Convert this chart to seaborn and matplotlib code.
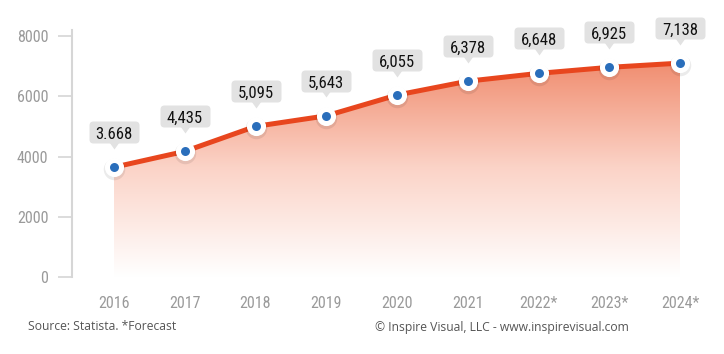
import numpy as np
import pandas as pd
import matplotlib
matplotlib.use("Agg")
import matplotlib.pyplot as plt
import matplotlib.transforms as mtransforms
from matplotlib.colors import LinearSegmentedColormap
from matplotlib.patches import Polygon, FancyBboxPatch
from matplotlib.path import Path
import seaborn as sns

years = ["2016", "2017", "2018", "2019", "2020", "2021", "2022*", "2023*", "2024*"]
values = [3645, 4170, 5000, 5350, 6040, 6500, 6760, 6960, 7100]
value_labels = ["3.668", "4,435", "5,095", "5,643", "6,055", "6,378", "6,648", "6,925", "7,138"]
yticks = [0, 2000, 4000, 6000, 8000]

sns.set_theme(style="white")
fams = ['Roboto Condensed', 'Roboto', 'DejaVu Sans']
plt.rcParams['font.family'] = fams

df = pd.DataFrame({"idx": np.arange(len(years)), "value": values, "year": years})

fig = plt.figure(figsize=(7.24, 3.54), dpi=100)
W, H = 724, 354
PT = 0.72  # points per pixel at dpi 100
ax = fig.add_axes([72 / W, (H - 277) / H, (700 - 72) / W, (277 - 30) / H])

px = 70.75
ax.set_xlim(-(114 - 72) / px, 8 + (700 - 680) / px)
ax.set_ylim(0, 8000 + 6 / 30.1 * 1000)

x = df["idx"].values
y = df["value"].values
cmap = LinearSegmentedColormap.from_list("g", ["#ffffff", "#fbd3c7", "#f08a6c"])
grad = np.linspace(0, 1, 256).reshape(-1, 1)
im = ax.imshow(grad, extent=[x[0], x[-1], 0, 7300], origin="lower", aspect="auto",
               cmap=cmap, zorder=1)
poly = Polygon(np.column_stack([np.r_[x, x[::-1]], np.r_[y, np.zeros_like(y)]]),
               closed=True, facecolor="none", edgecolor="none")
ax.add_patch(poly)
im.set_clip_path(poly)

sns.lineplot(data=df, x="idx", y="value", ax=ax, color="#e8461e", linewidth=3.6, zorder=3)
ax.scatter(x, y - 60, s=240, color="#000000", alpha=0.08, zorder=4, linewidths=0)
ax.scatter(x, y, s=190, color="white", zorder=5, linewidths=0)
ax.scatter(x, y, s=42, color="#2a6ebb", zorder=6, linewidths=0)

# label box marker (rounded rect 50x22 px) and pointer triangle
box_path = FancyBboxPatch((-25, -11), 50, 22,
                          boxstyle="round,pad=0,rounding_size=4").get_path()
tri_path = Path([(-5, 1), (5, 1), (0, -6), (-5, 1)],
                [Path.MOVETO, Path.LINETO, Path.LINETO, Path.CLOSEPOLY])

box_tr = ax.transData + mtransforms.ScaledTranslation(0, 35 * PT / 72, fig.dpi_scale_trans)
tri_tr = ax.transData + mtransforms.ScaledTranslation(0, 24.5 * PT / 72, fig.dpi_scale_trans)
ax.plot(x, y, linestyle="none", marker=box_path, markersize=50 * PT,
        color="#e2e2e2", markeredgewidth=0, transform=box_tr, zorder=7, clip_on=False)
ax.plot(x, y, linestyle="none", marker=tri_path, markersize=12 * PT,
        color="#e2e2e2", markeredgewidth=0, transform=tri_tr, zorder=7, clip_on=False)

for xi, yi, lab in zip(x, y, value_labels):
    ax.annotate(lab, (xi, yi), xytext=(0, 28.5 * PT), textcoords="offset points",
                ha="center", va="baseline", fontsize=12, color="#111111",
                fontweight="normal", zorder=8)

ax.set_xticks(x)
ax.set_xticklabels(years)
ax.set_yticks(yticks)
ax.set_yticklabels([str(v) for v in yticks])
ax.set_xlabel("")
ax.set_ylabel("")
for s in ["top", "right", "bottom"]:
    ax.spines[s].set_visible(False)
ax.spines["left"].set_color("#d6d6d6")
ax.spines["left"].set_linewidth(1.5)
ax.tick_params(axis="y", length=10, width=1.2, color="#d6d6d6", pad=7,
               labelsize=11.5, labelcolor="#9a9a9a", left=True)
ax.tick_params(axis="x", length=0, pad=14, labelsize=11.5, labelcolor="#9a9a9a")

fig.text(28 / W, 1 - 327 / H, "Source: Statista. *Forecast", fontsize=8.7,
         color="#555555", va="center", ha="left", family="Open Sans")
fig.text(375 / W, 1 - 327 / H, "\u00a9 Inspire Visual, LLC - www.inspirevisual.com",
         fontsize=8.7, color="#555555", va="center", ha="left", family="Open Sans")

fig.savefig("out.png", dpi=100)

- DESCRIPTION OF THE TASK
Copy out every line with the word "matplotlib".

- TASK SOLUTION
Convert this chart to seaborn and matplotlib code.
import matplotlib
matplotlib.use("Agg")
import matplotlib.pyplot as plt
import matplotlib.transforms as mtransforms
from matplotlib.colors import LinearSegmentedColormap
from matplotlib.patches import Polygon, FancyBboxPatch
from matplotlib.path import Path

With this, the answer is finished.